Sunday, April 15, 2007

Struggling to find a balance

What an appropriate title to this post during this block: homeostasis. Our bodies use homeostasis to regulate everything: acid-base, CO2 vs O2, high blood pressure low blood volume, drug action vs excretion. Similarly, I have been trying to achieve that right balance between learning to become a doctor and having fun while I can. Lately, I worry that my balance has been a bit skewed. On the one hand, I look back at all the sacrifices I made in college to get to medical school: staying up late, deciding not to go out with friends on a weekend, choosing to not go abroad to Spain for a semester. Were these worth it? Hind site is always 20/20 and yet I find myself regretting all the fun I passed up in college. Now I can see that nothing that I learned in college was really that important, at least compared to the pace that I work at now.

So taking that perspective, I am struggling to decide how to manage my time appropriately. I want to have a good balance in life so that I can still do well in school but have fun. Lately, I've been having a lot of fun. Is this too much fun? Maybe it's just attributable to the end of the year and summer plans, but gosh I have been having a hard time buckling down and doing motivated work. Instead, I have been going grocery shopping for fun, planting herbs, making big dinners, sleeping in, going out. I worry that I may be losing grip on what's really important: I'm here to become a doctor. All of this fun won't be worth it if I don't get to become a doctor.
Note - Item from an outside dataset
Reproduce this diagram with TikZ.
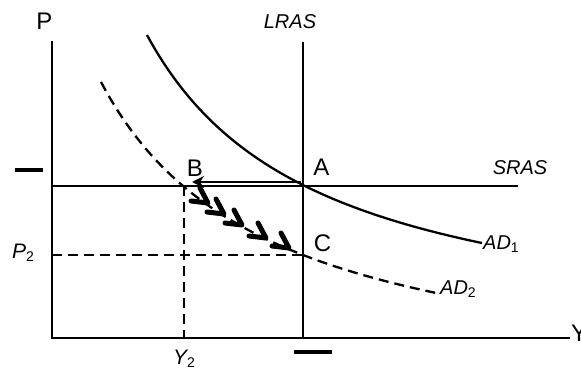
\documentclass[tikz,border=0pt]{standalone}
\usepackage{fontspec}
\setmainfont{Liberation Sans}
\usetikzlibrary{arrows.meta}
\newcommand\sbs[1]{\raisebox{-0.35ex}{\fontsize{14}{14}\selectfont\upshape #1}}
\begin{document}
\begin{tikzpicture}[x=1pt,y=-1pt,
  axis/.style={line width=2.6pt},
  curve/.style={line width=2.3pt},
  dashedline/.style={line width=2.3pt, dash pattern=on 10pt off 6pt},
  chev/.style={line width=5pt, line cap=round, line join=round},
  tick/.style={line width=3.6pt},
  lbl/.style={inner sep=0pt, font=\fontsize{24}{24}\selectfont},
  ilbl/.style={inner sep=0pt, font=\fontsize{20}{20}\selectfont\itshape}]
\useasboundingbox (0,0) rectangle (581,372);
% coordinates
\coordinate (O) at (52,338);
\coordinate (ytop) at (52,41);
\coordinate (xend) at (570,338);
\coordinate (ltop) at (303,42);
\coordinate (lbot) at (303,338);
\coordinate (sl) at (52,186);
\coordinate (sr) at (518,186);
\coordinate (arrA) at (301,182);
\coordinate (arrB) at (192,182);
\coordinate (p2l) at (52,255);
\coordinate (p2r) at (303,255);
\coordinate (y2t) at (184,186);
\coordinate (y2b) at (184,338);
\coordinate (tl1) at (15,170);
\coordinate (tl2) at (43,170);
\coordinate (tb1) at (294,352);
\coordinate (tb2) at (332,352);
% axes
\draw[axis] (ytop) -- (O) -- (xend);
% LRAS and SRAS
\draw[curve] (ltop) -- (lbot);
\draw[curve] (sl) -- (sr);
% dashed guides
\draw[dashedline] (p2l) -- (p2r);
\draw[dashedline] (y2t) -- (y2b);
% AD curves
\draw[curve] plot[domain=147:482, samples=90] (\x, {348.7-533.85/((\x+23.2)/100)});
\draw[dashedline] plot[domain=101:439, samples=90] (\x, {398.4-530.03/((\x+66.5)/100)});
% arrow A to B
\draw[line width=2.6pt, -{Stealth[length=12pt,width=12pt,inset=4pt]}] (arrA) -- (arrB);
% chevrons B to C
\foreach \tx/\ty in {208/203, 224/214, 242/225, 266/238, 289/248}
  \draw[chev] ({\tx-17},{\ty-2}) -- (\tx,\ty) -- ({\tx-8},{\ty-15});
% tick marks
\draw[tick] (tl1) -- (tl2);
\draw[tick] (tb1) -- (tb2);
% labels
\node[lbl] (P) at (44.5,21) {P};
\node[ilbl] (LRAS) at (290,21.5) {LRAS};
\node[ilbl] (SRAS) at (520,167.5) {SRAS};
\node[lbl] (A) at (321.5,167.5) {A};
\node[lbl] (B) at (195,168.5) {B};
\node[lbl] (C) at (322.5,243.5) {C};
\node[ilbl, anchor=base west] (AD1) at (483,249) {AD\sbs{1}};
\node[ilbl, anchor=base west] (AD2) at (440,294) {AD\sbs{2}};
\node[ilbl, anchor=base west, font=\fontsize{21}{21}\selectfont\itshape] (P2) at (12,258) {P\sbs{2}};
\node[ilbl, anchor=base west, font=\fontsize{21}{21}\selectfont\itshape] (Y2) at (173,364) {Y\sbs{2}};
\node[lbl, anchor=west] (Y) at (571,333) {Y};
\end{tikzpicture}
\end{document}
I guess I'm worried that I am losing site of what a privilege it is to be in medicine. I want to make sure that I give it the attention that it deserves.

That said, I can't study all the time. And if you don't pick and choose your battles, you will lose them all, in medicine. Take for example our cardiology unit. It would have been absolutely worthless if I had stayed up late every night in a frantic attempt to memorize every anti-arrhythmic agent. First, I won't understand the clinical application so it will be meaningless to me. Second, I will be taking away from other things that I have to be learning that week, whether it is the Frank Starling mechanism for contractility or pharmacokinetics. It's important for me to not freak out and try to learn everything everyday. It's important for me to have breaks so that I really learn things, instead of just frantically skim.

I guess the only conclusion that I can take from this entry is that there still is a lot more for me to learn about homeostasis.